Set exercise:
Leave out the pictures and set down exactly the lines from the start of the listing through the one with "(0,0) rectangle (777,497);", both included.
--- begin The records ---
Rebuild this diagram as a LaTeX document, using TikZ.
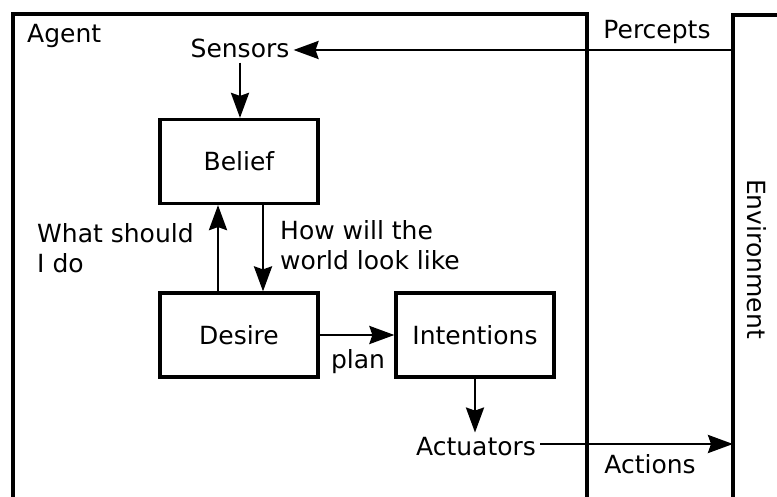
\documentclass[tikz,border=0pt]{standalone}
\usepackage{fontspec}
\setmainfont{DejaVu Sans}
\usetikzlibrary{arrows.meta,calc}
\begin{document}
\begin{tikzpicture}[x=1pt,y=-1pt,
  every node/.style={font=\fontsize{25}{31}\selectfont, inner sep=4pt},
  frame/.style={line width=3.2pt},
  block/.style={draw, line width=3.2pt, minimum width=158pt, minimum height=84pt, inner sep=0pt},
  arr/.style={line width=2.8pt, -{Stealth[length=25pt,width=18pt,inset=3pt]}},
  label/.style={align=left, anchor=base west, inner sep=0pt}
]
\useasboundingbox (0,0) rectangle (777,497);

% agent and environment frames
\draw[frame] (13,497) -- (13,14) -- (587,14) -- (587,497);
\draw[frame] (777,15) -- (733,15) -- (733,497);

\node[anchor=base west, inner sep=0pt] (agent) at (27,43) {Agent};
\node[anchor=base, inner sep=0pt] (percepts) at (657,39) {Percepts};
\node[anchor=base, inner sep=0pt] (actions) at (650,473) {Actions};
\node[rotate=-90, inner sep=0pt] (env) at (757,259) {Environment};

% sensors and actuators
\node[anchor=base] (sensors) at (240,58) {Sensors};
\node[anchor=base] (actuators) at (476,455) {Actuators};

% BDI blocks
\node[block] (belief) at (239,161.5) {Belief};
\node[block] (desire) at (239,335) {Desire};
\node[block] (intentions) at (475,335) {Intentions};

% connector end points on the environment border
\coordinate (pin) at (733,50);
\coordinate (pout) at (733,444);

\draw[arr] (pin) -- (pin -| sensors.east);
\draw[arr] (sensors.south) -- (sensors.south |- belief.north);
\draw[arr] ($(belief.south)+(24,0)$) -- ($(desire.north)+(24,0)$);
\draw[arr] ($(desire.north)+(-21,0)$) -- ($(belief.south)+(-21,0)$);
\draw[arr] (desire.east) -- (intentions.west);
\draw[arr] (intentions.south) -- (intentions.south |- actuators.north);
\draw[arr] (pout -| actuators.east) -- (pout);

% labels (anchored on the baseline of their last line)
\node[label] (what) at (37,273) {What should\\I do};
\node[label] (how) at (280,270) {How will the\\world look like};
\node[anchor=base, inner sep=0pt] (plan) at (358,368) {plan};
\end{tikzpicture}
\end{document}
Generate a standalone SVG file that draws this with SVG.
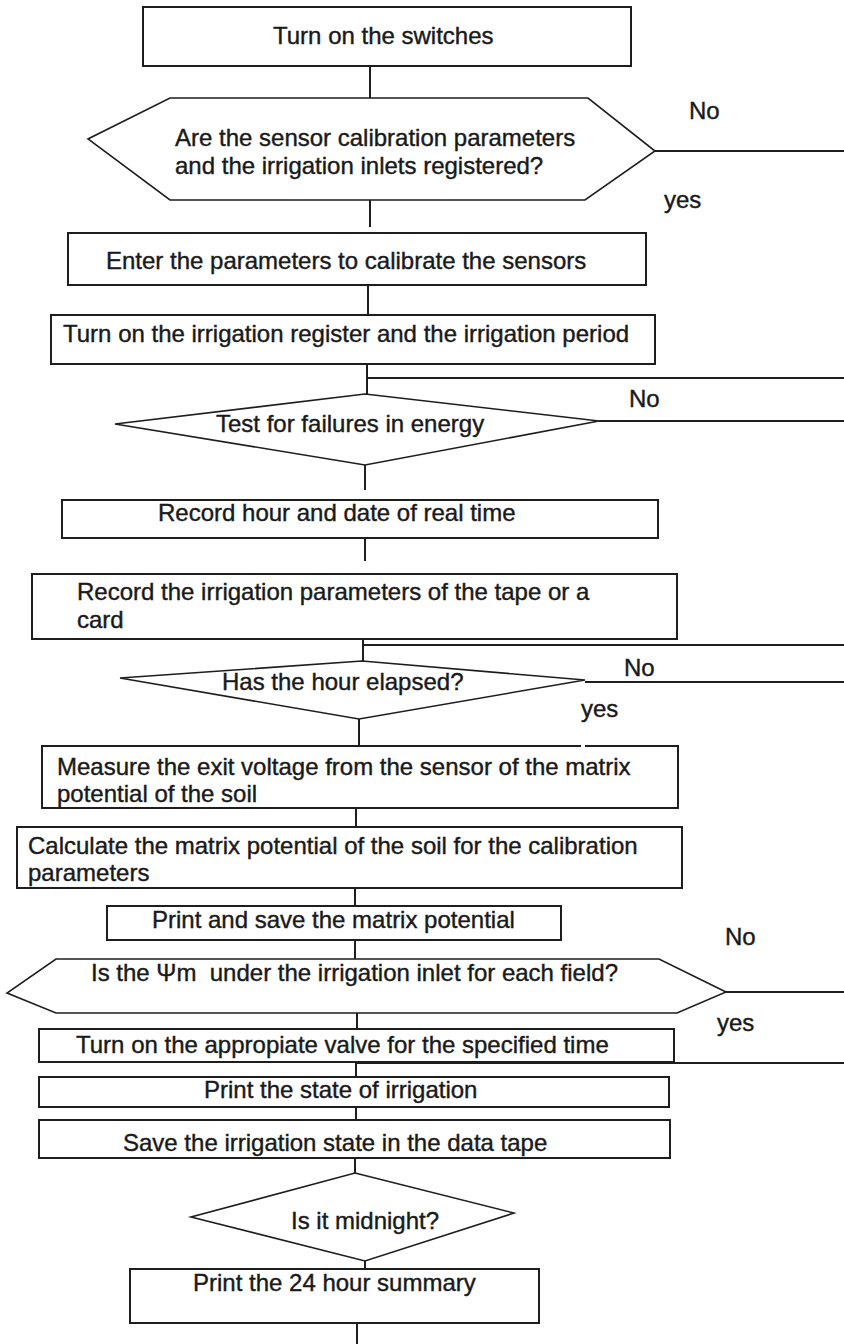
--- end The records ---
The reply:
Rebuild this diagram as a LaTeX document, using TikZ.
\documentclass[tikz,border=0pt]{standalone}
\usepackage{fontspec}
\setmainfont{DejaVu Sans}
\usetikzlibrary{arrows.meta,calc}
\begin{document}
\begin{tikzpicture}[x=1pt,y=-1pt,
  every node/.style={font=\fontsize{25}{31}\selectfont, inner sep=4pt},
  frame/.style={line width=3.2pt},
  block/.style={draw, line width=3.2pt, minimum width=158pt, minimum height=84pt, inner sep=0pt},
  arr/.style={line width=2.8pt, -{Stealth[length=25pt,width=18pt,inset=3pt]}},
  label/.style={align=left, anchor=base west, inner sep=0pt}
]
\useasboundingbox (0,0) rectangle (777,497);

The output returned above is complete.